[Collected data]
__________

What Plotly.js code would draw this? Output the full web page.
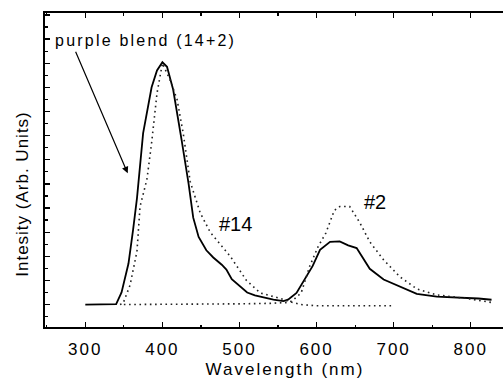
<!DOCTYPE html>
<html>
<head>
<meta charset="utf-8">
<script src="https://cdn.plot.ly/plotly-3.0.1.min.js"></script>
<style>
html, body { margin:0; padding:0; background:#fff; }
#wrap { width:503px; height:388px; overflow:hidden; position:relative; }
#chart { width:525px; height:388px; }
.xtick text { letter-spacing:2px; }
.g-xtitle text { letter-spacing:2px; }
.g-ytitle text { letter-spacing:1px; }
.g-ytitle { transform: translate(2px, 24px); }
.annotation[data-index="0"] text { letter-spacing:2.2px; }
</style>
</head>
<body>
<div id="wrap"><div id="chart"></div></div>
<script>
// Purple blend (14+2) — solid line
const blendX = [300,320,340,347,356,362,367,375,386,393,400,406,414,425,434,440,447,457,466,477,483,490,500,510,520,544,557,563,574,587,595,604.5,617.5,630,641,652,661,669,687,708,730,756,799,810,827];
const blendY = [0,0,0.02,0.5,1.7,3.1,4.4,7.1,9.0,9.7,10.04,9.85,8.9,6.8,5.0,3.6,2.8,2.25,1.95,1.65,1.45,1.05,0.76,0.5,0.38,0.2,0.14,0.2,0.48,1.17,1.6,2.27,2.6,2.62,2.45,2.34,1.86,1.48,1.04,0.76,0.44,0.33,0.28,0.25,0.2];

// #14 — dotted line
const s14X = [345,349,358,367,371,380,386,393,400,410,419,427,436,449,462,470,488,509,527,552,565,580,600,697];
const s14Y = [0,0.05,0.8,2.2,4.06,5.2,6.7,8.75,10.0,9.3,8.5,7.1,5.1,3.8,3.0,2.7,2.0,1.0,0.48,0.26,0.12,0.0,-0.05,-0.05];

// #2 — dotted line
const s2X = [350,400,450,500,540,560,568,580,591,602,612,623,630,643,656,669,687,708,730,756,795,830];
const s2Y = [0,0,0,0.03,0.05,0.08,0.14,0.48,1.58,2.4,2.96,3.9,4.06,4.06,3.4,2.6,1.85,1.15,0.65,0.4,0.25,0.07];

const xTitle = 'Wavelength (nm)';
const yTitle = 'Intesity (Arb. Units)';
const labels = ['purple blend (14+2)', '#14', '#2'];

const dotted = {color:'#222', width:1.6, dash:'1.6px,3.6px'};

const traces = [
  {x: blendX, y: blendY, mode:'lines', line:{color:'#000', width:1.8}, name:'blend'},
  {x: s14X, y: s14Y, mode:'lines', line:dotted, name:'#14'},
  {x: s2X, y: s2Y, mode:'lines', line:dotted, name:'#2'}
];

const font = 'Liberation Sans, Arial, sans-serif';

const layout = {
  width:525, height:388,
  margin:{l:45, r:0, t:13, b:60.5},
  paper_bgcolor:'#fff', plot_bgcolor:'#fff',
  showlegend:false,
  font:{family:font, color:'#000'},
  xaxis:{
    range:[247.7, 870.4],
    tickvals:[300,400,500,600,700,800],
    ticks:'inside', ticklen:5, tickwidth:1.3, tickcolor:'#000',
    minor:{dtick:50, ticks:'inside', ticklen:2.5, tickwidth:1.2, tickcolor:'#000'},
    showline:true, linecolor:'#000', linewidth:1.6, mirror:'allticks',
    showgrid:false, zeroline:false,
    ticklabelstandoff:6,
    tickfont:{size:17, family:font, color:'#000'},
    title:{text:xTitle, font:{size:17, family:font, color:'#000'}, standoff:5}
  },
  yaxis:{
    range:[-0.93, 12.08],
    dtick:1, tick0:0,
    ticks:'inside', ticklen:5, tickwidth:1.3, tickcolor:'#000',
    minor:{dtick:0.5, ticks:'inside', ticklen:2.5, tickwidth:1.2, tickcolor:'#000'},
    showticklabels:false,
    showline:true, linecolor:'#000', linewidth:1.6, mirror:true,
    showgrid:false, zeroline:false,
    title:{text:yTitle, font:{size:17, family:font, color:'#000'}, standoff:12}
  },
  annotations:[
    {x:377.5, y:10.95, xref:'x', yref:'y', text:labels[0], showarrow:false,
     xanchor:'center', yanchor:'middle', font:{size:16, family:font, color:'#000'}},
    {x:494.2, y:3.33, xref:'x', yref:'y', text:labels[1], showarrow:false,
     xanchor:'center', yanchor:'middle', font:{size:20, family:font, color:'#000'}},
    {x:675.4, y:4.26, xref:'x', yref:'y', text:labels[2], showarrow:false,
     xanchor:'center', yanchor:'middle', font:{size:20, family:font, color:'#000'}},
    {x:355, y:5.44, xref:'x', yref:'y', ax:286.6, ay:10.54, axref:'x', ayref:'y',
     text:'', showarrow:true, arrowhead:2, arrowsize:1.1, arrowwidth:1.2, arrowcolor:'#000'}
  ]
};

Plotly.newPlot('chart', traces, layout, {staticPlot:true, responsive:false, displayModeBar:false});
</script>
</body>
</html>
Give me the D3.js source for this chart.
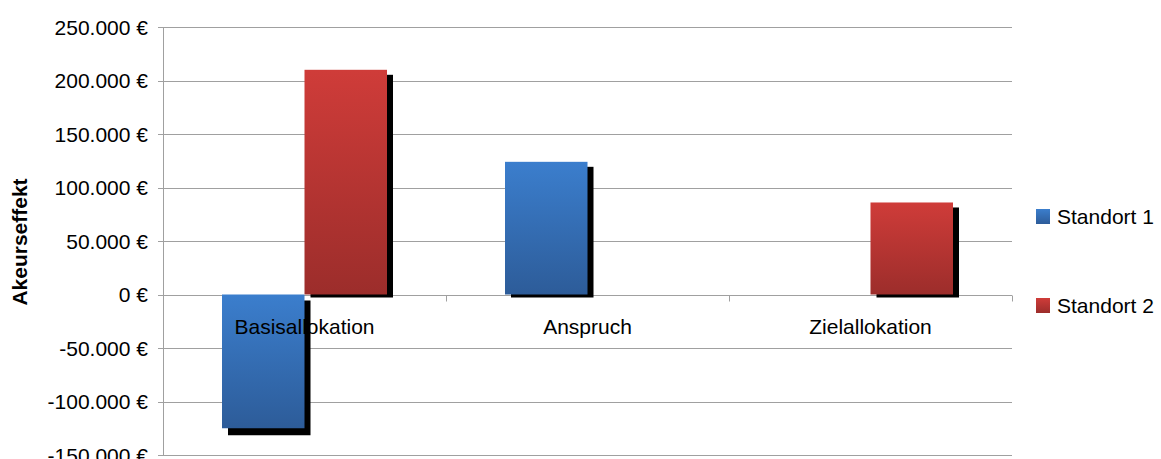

__________

__REQUIRED TASK__:
Lines containing the string "chart" are to be selected and copied.

__CORRECT RESULT__:
#chart { width:525px; height:388px; }
<div id="wrap"><div id="chart"></div></div>
Plotly.newPlot('chart', traces, layout, {staticPlot:true, responsive:false, displayModeBar:false});
Give me the D3.js source for this chart.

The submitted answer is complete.